By default, Rebus will check exceptions for the presence of IFailFastException on the thrown exception, so the easiest (but most intrusive) way to make Rebus fail fast on your exceptions, is to add that interface to your exception.

The more flexible and less intrusive way is to decorate Rebus' IFailFastChecker, and thus add some additional behavior.

The two approaches are demonstrated here.

Implement marker interface

The easiest way to fail fast on a particular exception type, is to add the marker interface IFailFastException to the exception like this:

[Serializable]
public class DomainException : Exception, IFailFastException
{
    // ... exception stuff in here
}

This will make Rebus fail like this instead:

[WRN] Rebus.Retry.ErrorTracking.InMemErrorTracker (Rebus 2 worker 1): Unhandled exception 1 (FINAL) while handling message with ID "819d7779-43e3-4ec7-a2ca-1e6aed82fbf5"
MyDomain.DomainException: ( ... full exception details here ... )

[ERR] Rebus.Retry.PoisonQueues.PoisonQueueErrorHandler (Rebus 2 worker 1): Moving message with ID "819d7779-43e3-4ec7-a2ca-1e6aed82fbf5" to error queue "error"
System.AggregateException: 1 unhandled exceptions ---> MyDomain.DomainException: ( ... full exception details here ... )

---> (Inner Exception #0) MyDomain.DomainException: ( ... full exception details here ... )

which is much prettier. 🙂 Note the text (FINAL) in the log above – it marks the point where Rebus decides that the exception should short-circuit the error tracking and mark the message as having failed too many times.

Decorate IFailFastChecker

A less intrusive way of getting Rebus to fail fast on certain exception types, is to extend the default behavior by installing a decorator. This approach is preferable when you don't want to add a reference to Rebus from the project that defines your exception type, or if it's an exception type that's defined somewhere else.
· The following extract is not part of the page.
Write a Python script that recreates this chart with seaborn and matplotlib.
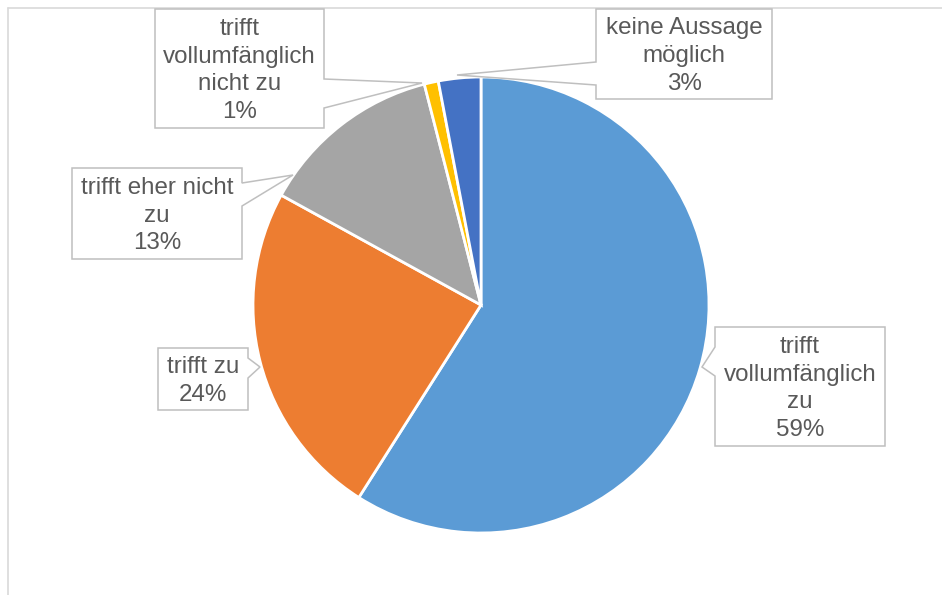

You install the decorator in the usual Rebus way:

Configure.With(...)
    .(...)
    .Options(o => o.UseMyFailFastChecker())
    .Start();

and then you declare a new configuration extension somewhere else:

static class MyFailFastCheckerConfigurationExtensions
{
    public static void UseMyFailFastChecker(this OptionsConfigurer configurer)
    {
        configurer.Decorate<IFailFastChecker>(c => {
            var failFastChecker = c.Get<IFailFastChecker>();
            return new MyFailFastChecker(failFastChecker)
        });
    }
}

The decorator could then look like this:

class MyFailFastChecker : IFailFastChecker
{
    readonly IFailFastChecker _failFastChecker;

    public MyFailFastChecker(IFailFastChecker failFastChecker)
    {
        _failFastChecker = failFastChecker;
    }

    public bool ShouldFailFast(string messageId, Exception exception)
    {
        switch (exception)
        {
            // fail fast on our domain exception
            case DomainException _: return true;

            // fail fast if table doesn't exist, or we don't have permission
            case SqlException sqlException when sqlException.Number == 3701: return true;

            // delegate all other behavior to default
            default: return _failFastChecker.ShouldFailFast(messageId, exception);
        }
    }
}

As you can see, we also extended our fail fast checker to avoid retrying in cases where our SQL Server thrown a "table does not exist, or you do not have permission" error at us.